Reproduce the listing below exactly, minus its pictures.

----------------

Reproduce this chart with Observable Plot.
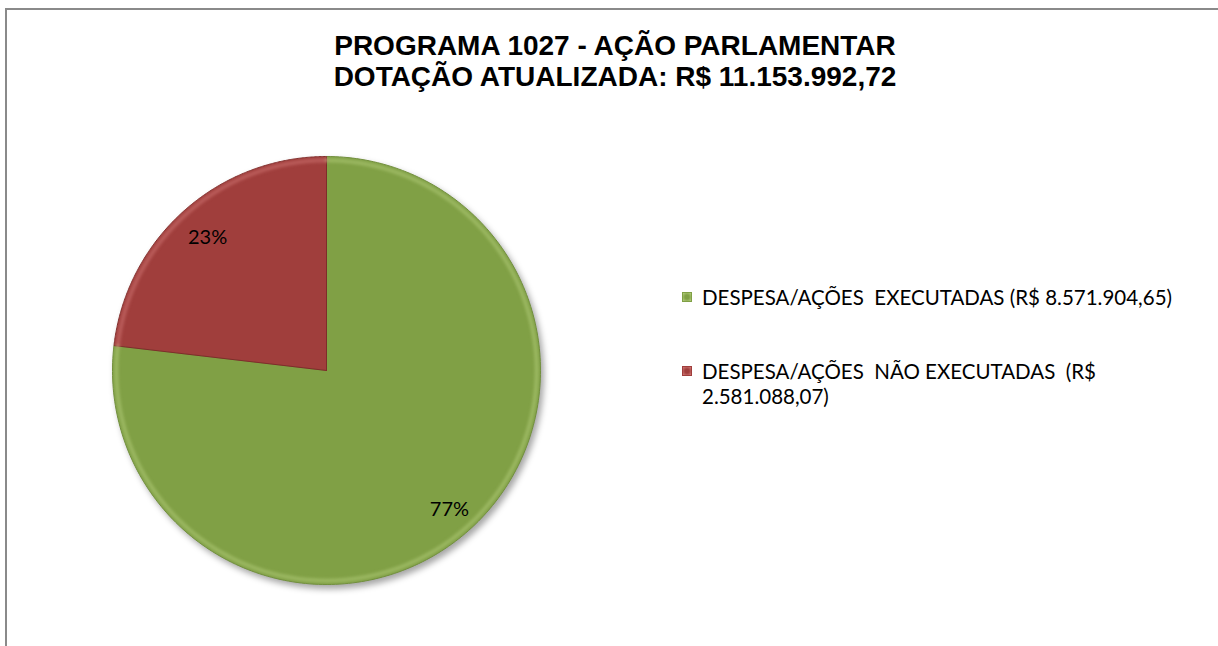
<!DOCTYPE html>
<html>
<head>
<meta charset="utf-8">
<script src="https://cdn.jsdelivr.net/npm/d3@7"></script>
<script src="https://cdn.jsdelivr.net/npm/@observablehq/plot@0.6"></script>
<style>
  html, body { margin: 0; padding: 0; background: #fff; }
  #wrap { position: relative; width: 1218px; height: 646px; overflow: hidden; background: #fff; }
  #frame { position: absolute; left: 5px; top: 8px; width: 1300px; height: 700px; border-top: 2px solid #8a8a8a; border-left: 2px solid #8a8a8a; }
  #chart { position: absolute; left: 0; top: 0; }
  .title { position: absolute; left: 0; width: 1230px; text-align: center; font-family: "Liberation Sans", Arial, sans-serif; font-weight: bold; font-size: 28px; color: #000; line-height: 31px; white-space: pre; }
  .leg { position: absolute; left: 702px; font-family: Lato, "Noto Sans", sans-serif; font-size: 20.5px; color: #000; white-space: pre; line-height: 25px; }
  .sw { position: absolute; left: 682px; width: 10px; height: 10px; box-sizing: border-box; }
</style>
</head>
<body>
<div id="wrap">
  <div id="frame"></div>
  <div id="chart"></div>
</div>
<script>
// ---- data ----
const titleLines = ["PROGRAMA 1027 - AÇÃO PARLAMENTAR", "DOTAÇÃO ATUALIZADA: R$ 11.153.992,72"];
const categories = ["DESPESA/AÇÕES  EXECUTADAS", "DESPESA/AÇÕES  NÃO EXECUTADAS"];
const legendLabels = ["DESPESA/AÇÕES  EXECUTADAS (R$ 8.571.904,65)", "DESPESA/AÇÕES  NÃO EXECUTADAS  (R$\n2.581.088,07)"];
const values = [8571904.65, 2581088.07];
const colors = ["#80A045", "#A03E3C"];
const rimColors = ["#B5D07E", "#D47A77"];

// ---- geometry built from data ----
const total = d3.sum(values);
const arcs = d3.pie().sort(null).value(d => d)(values);
const slicePts = [];
const rimPts = [];
const labels = [];
arcs.forEach((a, k) => {
  const cat = categories[k];
  const n = 240;
  slicePts.push({cat, x: 0, y: 0});
  for (let i = 0; i <= n; i++) {
    const t = a.startAngle + (a.endAngle - a.startAngle) * i / n;
    slicePts.push({cat, x: Math.sin(t), y: Math.cos(t)});
    rimPts.push({cat, x: 0.982 * Math.sin(t), y: 0.982 * Math.cos(t)});
  }
  slicePts.push({cat, x: 0, y: 0});
  const mid = (a.startAngle + a.endAngle) / 2;
  labels.push({cat, x: 0.85 * Math.sin(mid), y: 0.85 * Math.cos(mid), text: Math.round(a.value / total * 100) + "%"});
});

const plot = Plot.plot({
  width: 1218,
  height: 646,
  margin: 0,
  style: {background: "transparent", overflow: "visible"},
  x: {domain: [-1, 1], range: [112, 540], axis: null},
  y: {domain: [-1, 1], range: [584, 156], axis: null},
  color: {domain: categories, range: colors},
  marks: [
    Plot.line(slicePts, {x: "x", y: "y", z: "cat", fill: "cat", stroke: "cat", strokeWidth: 1, curve: "linear", className: "slices"}),
    Plot.line(rimPts, {x: "x", y: "y", z: "cat", stroke: d => rimColors[categories.indexOf(d.cat)], strokeWidth: 4, strokeOpacity: 0.5, className: "rims"}),
    Plot.text(labels, {x: "x", y: "y", text: "text", fill: "#000", fontSize: 20, dy: 3, dx: 2, fontFamily: "Lato, 'Noto Sans', sans-serif"})
  ]
});
document.getElementById("chart").appendChild(plot);
d3.select(plot).selectAll("g.slices").style("filter", "drop-shadow(3px 4px 3px rgba(0,0,0,0.35))");
d3.select(plot).selectAll("g.rims").style("filter", "blur(1.5px)");
d3.select(plot).selectAll("g.slices path").attr("stroke", function(d, i) { return i === 0 ? "#6E8C3A" : "#7E2C2A"; });

// ---- title ----
const wrap = document.getElementById("wrap");
titleLines.forEach((t, i) => {
  const el = document.createElement("div");
  el.className = "title";
  el.style.top = (30 + i * 31) + "px";
  el.textContent = t;
  wrap.appendChild(el);
});

// ---- legend ----
const legTops = [285, 359];
legendLabels.forEach((t, i) => {
  const sw = document.createElement("div");
  sw.className = "sw";
  sw.style.top = (legTops[i] + 7) + "px";
  sw.style.background = `radial-gradient(circle, ${colors[i]} 35%, ${rimColors[i]} 100%)`;
  sw.style.border = `1px solid ${colors[i]}`;
  wrap.appendChild(sw);
  const el = document.createElement("div");
  el.className = "leg";
  el.style.top = legTops[i] + "px";
  el.textContent = t;
  wrap.appendChild(el);
});
</script>
</body>
</html>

----------------

THE REPLY:
Reproduce this chart with Observable Plot.
<!DOCTYPE html>
<html>
<head>
<meta charset="utf-8">
<script src="https://cdn.jsdelivr.net/npm/d3@7"></script>
<script src="https://cdn.jsdelivr.net/npm/@observablehq/plot@0.6"></script>
<style>
  html, body { margin: 0; padding: 0; background: #fff; }
  #wrap { position: relative; width: 1218px; height: 646px; overflow: hidden; background: #fff; }
  #frame { position: absolute; left: 5px; top: 8px; width: 1300px; height: 700px; border-top: 2px solid #8a8a8a; border-left: 2px solid #8a8a8a; }
  #chart { position: absolute; left: 0; top: 0; }
  .title { position: absolute; left: 0; width: 1230px; text-align: center; font-family: "Liberation Sans", Arial, sans-serif; font-weight: bold; font-size: 28px; color: #000; line-height: 31px; white-space: pre; }
  .leg { position: absolute; left: 702px; font-family: Lato, "Noto Sans", sans-serif; font-size: 20.5px; color: #000; white-space: pre; line-height: 25px; }
  .sw { position: absolute; left: 682px; width: 10px; height: 10px; box-sizing: border-box; }
</style>
</head>
<body>
<div id="wrap">
  <div id="frame"></div>
  <div id="chart"></div>
</div>
<script>
// ---- data ----
const titleLines = ["PROGRAMA 1027 - AÇÃO PARLAMENTAR", "DOTAÇÃO ATUALIZADA: R$ 11.153.992,72"];
const categories = ["DESPESA/AÇÕES  EXECUTADAS", "DESPESA/AÇÕES  NÃO EXECUTADAS"];
const legendLabels = ["DESPESA/AÇÕES  EXECUTADAS (R$ 8.571.904,65)", "DESPESA/AÇÕES  NÃO EXECUTADAS  (R$\n2.581.088,07)"];
const values = [8571904.65, 2581088.07];
const colors = ["#80A045", "#A03E3C"];
const rimColors = ["#B5D07E", "#D47A77"];

// ---- geometry built from data ----
const total = d3.sum(values);
const arcs = d3.pie().sort(null).value(d => d)(values);
const slicePts = [];
const rimPts = [];
const labels = [];
arcs.forEach((a, k) => {
  const cat = categories[k];
  const n = 240;
  slicePts.push({cat, x: 0, y: 0});
  for (let i = 0; i <= n; i++) {
    const t = a.startAngle + (a.endAngle - a.startAngle) * i / n;
    slicePts.push({cat, x: Math.sin(t), y: Math.cos(t)});
    rimPts.push({cat, x: 0.982 * Math.sin(t), y: 0.982 * Math.cos(t)});
  }
  slicePts.push({cat, x: 0, y: 0});
  const mid = (a.startAngle + a.endAngle) / 2;
  labels.push({cat, x: 0.85 * Math.sin(mid), y: 0.85 * Math.cos(mid), text: Math.round(a.value / total * 100) + "%"});
});

const plot = Plot.plot({
  width: 1218,
  height: 646,
  margin: 0,
  style: {background: "transparent", overflow: "visible"},
  x: {domain: [-1, 1], range: [112, 540], axis: null},
  y: {domain: [-1, 1], range: [584, 156], axis: null},
  color: {domain: categories, range: colors},
  marks: [
    Plot.line(slicePts, {x: "x", y: "y", z: "cat", fill: "cat", stroke: "cat", strokeWidth: 1, curve: "linear", className: "slices"}),
    Plot.line(rimPts, {x: "x", y: "y", z: "cat", stroke: d => rimColors[categories.indexOf(d.cat)], strokeWidth: 4, strokeOpacity: 0.5, className: "rims"}),
    Plot.text(labels, {x: "x", y: "y", text: "text", fill: "#000", fontSize: 20, dy: 3, dx: 2, fontFamily: "Lato, 'Noto Sans', sans-serif"})
  ]
});
document.getElementById("chart").appendChild(plot);
d3.select(plot).selectAll("g.slices").style("filter", "drop-shadow(3px 4px 3px rgba(0,0,0,0.35))");
d3.select(plot).selectAll("g.rims").style("filter", "blur(1.5px)");
d3.select(plot).selectAll("g.slices path").attr("stroke", function(d, i) { return i === 0 ? "#6E8C3A" : "#7E2C2A"; });

// ---- title ----
const wrap = document.getElementById("wrap");
titleLines.forEach((t, i) => {
  const el = document.createElement("div");
  el.className = "title";
  el.style.top = (30 + i * 31) + "px";
  el.textContent = t;
  wrap.appendChild(el);
});

// ---- legend ----
const legTops = [285, 359];
legendLabels.forEach((t, i) => {
  const sw = document.createElement("div");
  sw.className = "sw";
  sw.style.top = (legTops[i] + 7) + "px";
  sw.style.background = `radial-gradient(circle, ${colors[i]} 35%, ${rimColors[i]} 100%)`;
  sw.style.border = `1px solid ${colors[i]}`;
  wrap.appendChild(sw);
  const el = document.createElement("div");
  el.className = "leg";
  el.style.top = legTops[i] + "px";
  el.textContent = t;
  wrap.appendChild(el);
});
</script>
</body>
</html>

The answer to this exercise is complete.